- Born: Terry Lewis September 15, 1972 New York City
- Origin: New York City
- Died: October 23, 2020 (aged 48)
- Genres: Hip hop; Beatrhyming; Vocal Music;
- Occupations: Beatrhymer,; singer-songwriter;
- Instrument: Beatrhyming

= Kid Lucky =

American beatrhymer (1972–2020)

Terry Lewis (September 15, 1972 – October 23, 2020), also known by his stage name Kid Lucky, was an American beatrhymer, beatboxer, singer-songwriter, teacher, and activist born in New York City. He coined the term "beatrhyming", which he defines as "rapping, singing or performing spoken word while beatboxing simultaneously".

==Early life==
Lewis grew up in New York City, and as a child, began scat singing and making sounds with his mouth. His desire to become a performer came from watching the music video of Janet Jackson's hit song "Rhythm Nation". He began writing plays and spoken word poetry, and was motivated to pursue beatboxing after seeing Doug E. Fresh in the movie Beat Street.

== Career ==
Lewis's career began founding and performing with the first production company in America for beatboxing, "Beatboxer Entertainment".

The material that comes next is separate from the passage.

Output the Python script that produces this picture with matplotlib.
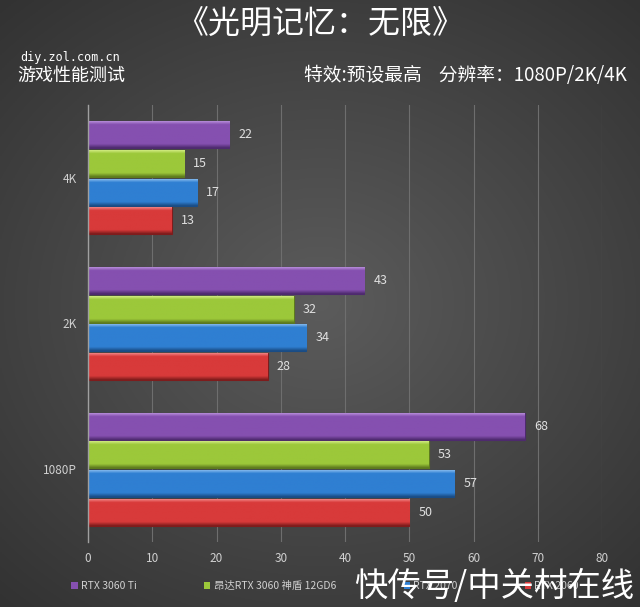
import numpy as np
import matplotlib
matplotlib.use('Agg')
import matplotlib.pyplot as plt

plt.rcParams['font.family'] = ['Noto Sans CJK SC', 'DejaVu Sans']

# data
resolutions = ['1080P', '2K', '4K']
series = ['RTX 3060 Ti', '昂达RTX 3060 神盾 12GD6', 'RTX 2070', 'RTX 2060']
fps_3060ti = [68, 43, 22]
fps_onda3060 = [53, 32, 15]
fps_2070 = [57, 34, 17]
fps_2060 = [50, 28, 13]
x_ticks = [0, 10, 20, 30, 40, 50, 60, 70, 80]

values = [fps_3060ti, fps_onda3060, fps_2070, fps_2060]
colors = ['#8550b0', '#9cc83a', '#2f7fd2', '#d83a3a']
dark = ['#4e2a6e', '#5d7a1e', '#1a4c84', '#7e1c1c']
light = ['#b58ad8', '#cfe97e', '#7fb6ec', '#f08080']

W, H = 640, 607
fig = plt.figure(figsize=(W / 100, H / 100), dpi=100)

# radial background
bg = fig.add_axes([0, 0, 1, 1], zorder=-10)
yy, xx = np.mgrid[0:1:300j, 0:1:300j]
r = np.sqrt((xx - 0.5) ** 2 + ((yy - 0.5) * 1.1) ** 2)
shade = 0.36 - 0.22 * r
bg.imshow(np.dstack([shade, shade, shade]), extent=[0, 1, 0, 1], aspect='auto')
bg.set_axis_off()

ax = fig.add_axes([88 / W, 1 - 542 / H, (602 - 88) / W, (542 - 105) / H])
ax.set_facecolor('none')

pitch = 0.197
bh = 0.185
y = np.arange(len(resolutions))
for i, vals in enumerate(values):
    offs = (1.5 - i) * pitch
    bars = ax.barh(y + offs, vals, height=bh, color=colors[i],
                   edgecolor=dark[i], linewidth=0.8, zorder=3)
    c1 = np.array(matplotlib.colors.to_rgb(light[i]))
    c2 = np.array(matplotlib.colors.to_rgb(colors[i]))
    c3 = np.array(matplotlib.colors.to_rgb(dark[i]))
    img = np.zeros((50, 1, 3))
    for k, t in enumerate(np.linspace(0, 1, 50)):
        if t < 0.12:
            img[k, 0] = c1 + (c2 - c1) * (t / 0.12)
        elif t < 0.85:
            img[k, 0] = c2
        else:
            img[k, 0] = c2 + (c3 - c2) * ((t - 0.85) / 0.15)
    for b, v in zip(bars, vals):
        x0, y0 = b.get_x(), b.get_y()
        w, h = b.get_width(), b.get_height()
        im = ax.imshow(img, extent=[x0, x0 + w, y0, y0 + h], origin='upper',
                       aspect='auto', zorder=3.5)
        im.set_clip_path(b)
        ax.text(v + 1.4, y0 + h / 2, str(v), color='#e0e0e0', fontsize=9,
                va='center', ha='left', zorder=5)

ax.set_xlim(0, 80)
ax.set_ylim(-0.5, 2.5)
ax.set_xticks(x_ticks)
ax.set_yticks(y)
ax.set_yticklabels(resolutions)
ax.tick_params(axis='both', length=0, colors='#d0d0d0', labelsize=8.5)
ax.tick_params(axis='x', pad=7)
ax.tick_params(axis='y', pad=8)
ax.grid(axis='x', color='#6e6e6e', linewidth=0.8, zorder=0)
for s in ['top', 'right', 'bottom']:
    ax.spines[s].set_visible(False)
ax.spines['left'].set_color('#a0a0a0')
ax.spines['left'].set_linewidth(1.0)
ax.spines['left'].set_zorder(6)

handles = [matplotlib.patches.Patch(facecolor=c, edgecolor='none') for c in colors]
fig.legend(handles, series, loc='center left', bbox_to_anchor=(62 / W, 1 - 586 / H),
           ncol=4, frameon=False, fontsize=7.5, labelcolor='#d0d0d0',
           handlelength=0.6, handleheight=0.6, handletextpad=0.3, columnspacing=6.5)

# titles
fig.text(0.5, 1 - 24 / H, '《光明记忆：无限》', color='white', fontsize=23,
         ha='center', va='center')
fig.text(20 / W, 1 - 57 / H, 'diy.zol.com.cn', color='white', fontsize=8.5,
         ha='left', va='center', family=['DejaVu Sans Mono'])
fig.text(17 / W, 1 - 76 / H, '游戏性能测试', color='white', fontsize=13,
         ha='left', va='center')
fig.text(627 / W, 1 - 76 / H, '特效:预设最高    分辨率：1080P/2K/4K', color='white',
         fontsize=13.5, ha='right', va='center')

# watermark
fig.text(634 / W, 1 - 587 / H, '快传号/中关村在线', color='white', fontsize=24,
         ha='right', va='center', zorder=20)

fig.savefig('out.png', dpi=100)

Beatboxer entertainment has been featured on shows such as MTV and Fuse, and has performed in Madison square garden. Lewis is a beatbox mentor who has worked with artists such as Kaila Mullady, Taylor McFerrin, D-Cross, Masai Electro, and Butterscotch. He is the founder and director of "Beatrhyme Communications". A collective of artists dedicated to promoting beatrhyming, beatboxing, and the vocal arts. He was featured in the movie Begin Again, beatboxing alongside Cee Lo Green. He is the organizer and curator of events such as the "American Human Beatbox Festival" and "The Hip Hop Subway series". He is currently being represented as a sound artist by "International Fine Arts Consortium". He is the conductor of "Nu-Voices". The first all-vocal orchestra consisting of beatboxers, beatrhymers, and vocalists of a wide variety of vocal styles.
In 2018 Lewis received the lifetime achievement award for his role in the development of beatboxing and beatrhyming as paid professions through his work, promoting the careers of older and younger beatboxers and curating events and movements in which these artists are able to perform.

Lewis had been battling cancer for several years and died at 9:30am on October 23, 2020.